The function's contract with the rest of the system (what it produces, where it produces it, and on what cadence) did not change. That is what made the rewrite contained rather than systemic.

Why I did not try to fix the original pipeline

A reasonable reader may ask why I did not try to take ownership of the upstream PoC pipeline and harden it for production rather than rerouting around it. The honest answer is boundary cost. Promoting a low-code drag-and-drop pipeline in a different Azure subscription, owned organisationally by a different team, with no current runbook, into a production dependency the dashboard programme could rely on, in two weeks, was not a credible commitment. Building a small, owned, testable .NET path to the same data was.

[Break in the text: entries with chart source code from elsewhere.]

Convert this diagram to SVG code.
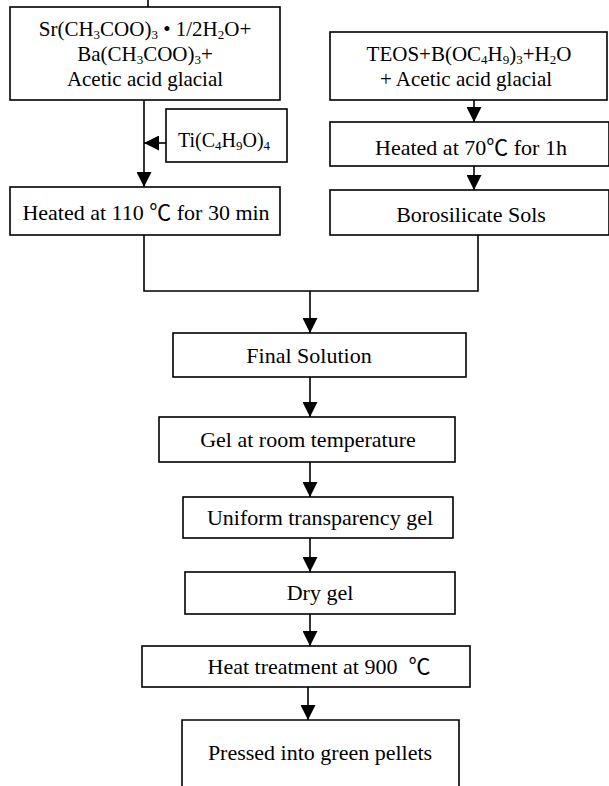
<svg xmlns="http://www.w3.org/2000/svg" width="609" height="786" viewBox="0 0 609 786">
<style>
.box{fill:#fff;stroke:#000;stroke-width:1.6}
.t{font-family:"Liberation Serif","Times New Roman","Noto Sans CJK SC",serif;font-size:22px;fill:#000;text-anchor:middle}
.m{font-size:21px}
.s{font-size:13px}
.c{fill:none;stroke:#000;stroke-width:1.6}
</style>
<defs>
<marker id="ah" markerUnits="userSpaceOnUse" markerWidth="15" markerHeight="15" refX="15" refY="7.5" orient="auto">
<path d="M0,0 L15,7.5 L0,15 z" fill="#000"/>
</marker>
</defs>
<rect width="609" height="786" fill="#fff"/>
<g id="connectors">
<line class="c" x1="148" y1="0" x2="148" y2="7"/>
<line class="c" x1="144" y1="100" x2="144" y2="187" marker-end="url(#ah)"/>
<line class="c" x1="166" y1="143" x2="144" y2="143" marker-end="url(#ah)"/>
<line class="c" x1="474" y1="100" x2="474" y2="122" marker-end="url(#ah)"/>
<line class="c" x1="474" y1="166" x2="474" y2="190" marker-end="url(#ah)"/>
<polyline class="c" points="144,235 144,291 478,291 478,235"/>
<line class="c" x1="310" y1="291" x2="310" y2="333" marker-end="url(#ah)"/>
<line class="c" x1="310" y1="377" x2="310" y2="417" marker-end="url(#ah)"/>
<line class="c" x1="310" y1="462" x2="310" y2="497" marker-end="url(#ah)"/>
<line class="c" x1="310" y1="538" x2="310" y2="572" marker-end="url(#ah)"/>
<line class="c" x1="310" y1="614" x2="310" y2="646" marker-end="url(#ah)"/>
<line class="c" x1="308" y1="687" x2="308" y2="720" marker-end="url(#ah)"/>
</g>
<g id="start-sr-ba">
<rect class="box" x="10" y="7" width="270" height="93"/>
<text class="t m" x="145" y="36">Sr(CH<tspan class="s" dy="3">3</tspan><tspan dy="-3">COO)</tspan><tspan class="s" dy="3">3</tspan><tspan dy="-3"> • 1/2H</tspan><tspan class="s" dy="3">2</tspan><tspan dy="-3">O+</tspan></text>
<text class="t m" x="145" y="61">Ba(CH<tspan class="s" dy="3">3</tspan><tspan dy="-3">COO)</tspan><tspan class="s" dy="3">3</tspan><tspan dy="-3">+</tspan></text>
<text class="t m" x="145" y="86">Acetic acid glacial</text>
</g>
<g id="ti">
<rect class="box" x="166" y="109" width="121" height="53"/>
<text class="t" x="224" y="147" style="font-size:20px">Ti(C<tspan class="s" dy="3">4</tspan><tspan dy="-3">H</tspan><tspan class="s" dy="3">9</tspan><tspan dy="-3">O)</tspan><tspan class="s" dy="3">4</tspan></text>
</g>
<g id="heated110">
<rect class="box" x="10" y="187" width="270" height="48"/>
<text class="t" x="146" y="220">Heated at 110 ℃ for 30 min</text>
</g>
<g id="teos">
<rect class="box" x="330" y="32" width="277" height="68"/>
<text class="t m" x="469" y="61">TEOS+B(OC<tspan class="s" dy="3">4</tspan><tspan dy="-3">H</tspan><tspan class="s" dy="3">9</tspan><tspan dy="-3">)</tspan><tspan class="s" dy="3">3</tspan><tspan dy="-3">+H</tspan><tspan class="s" dy="3">2</tspan><tspan dy="-3">O</tspan></text>
<text class="t m" x="466" y="86">+ Acetic acid glacial</text>
</g>
<g id="heated70">
<rect class="box" x="330" y="122" width="279" height="44"/>
<text class="t" x="471" y="155">Heated at 70℃ for 1h</text>
</g>
<g id="borosilicate">
<rect class="box" x="330" y="190" width="279" height="45"/>
<text class="t" x="471" y="222">Borosilicate Sols</text>
</g>
<g id="final">
<rect class="box" x="173" y="333" width="293" height="44"/>
<text class="t" x="309" y="363">Final Solution</text>
</g>
<g id="gel">
<rect class="box" x="159" y="417" width="296" height="45"/>
<text class="t" x="308" y="447">Gel at room temperature</text>
</g>
<g id="uniform">
<rect class="box" x="183" y="497" width="270" height="41"/>
<text class="t" x="320" y="525">Uniform transparency gel</text>
</g>
<g id="dry">
<rect class="box" x="185" y="572" width="270" height="42"/>
<text class="t" x="320" y="600">Dry gel</text>
</g>
<g id="heat900">
<rect class="box" x="142" y="646" width="328" height="41"/>
<text class="t" x="319" y="674" xml:space="preserve">Heat treatment at 900  ℃</text>
</g>
<g id="pressed">
<path class="box" d="M182,790 V720 H459 V790"/>
<text class="t" x="320" y="760">Pressed into green pellets</text>
</g>
</svg>
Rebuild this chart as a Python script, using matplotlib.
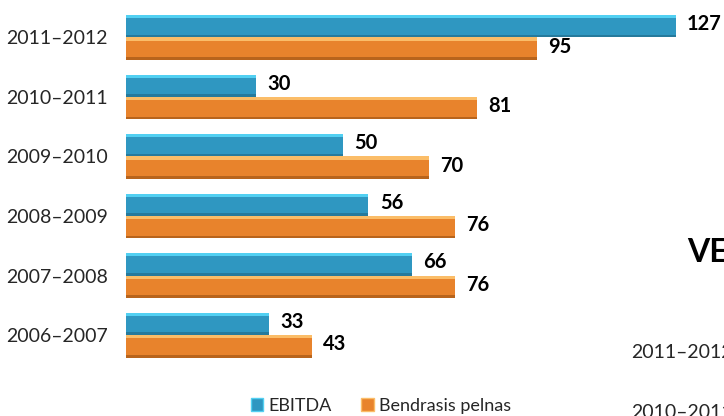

Boundary cost is one of the variables I weigh hardest under time pressure, and it pointed clearly in one direction.

The rollback plan

The rollback plan was straightforward: if the SFTP reroute hit a blocker we had not foreseen, the original ingestion code path was preserved on a feature branch and could be redeployed against the upstream PoC pipeline within a deployment cycle. We did not need to use it. It existed because in a deadline pivot the cost of preparing the rollback is small and the cost of needing one and not having one is enormous.

What I would do differently

The change I would make to my own process is structural, not technical. In the first two weeks of any engagement that includes external data feeds, I now run a deliberate "trace the bytes" exercise: pick one record, follow it from the source system through every infrastructure hop until it appears in the consuming system, and write down who owns each hop and what the production status of each hop is. That exercise would have surfaced the upstream PoC pipeline in week two of this engagement, not week thirteen. The pivot itself was the right call once the problem had been found. The cost is in finding the problem late.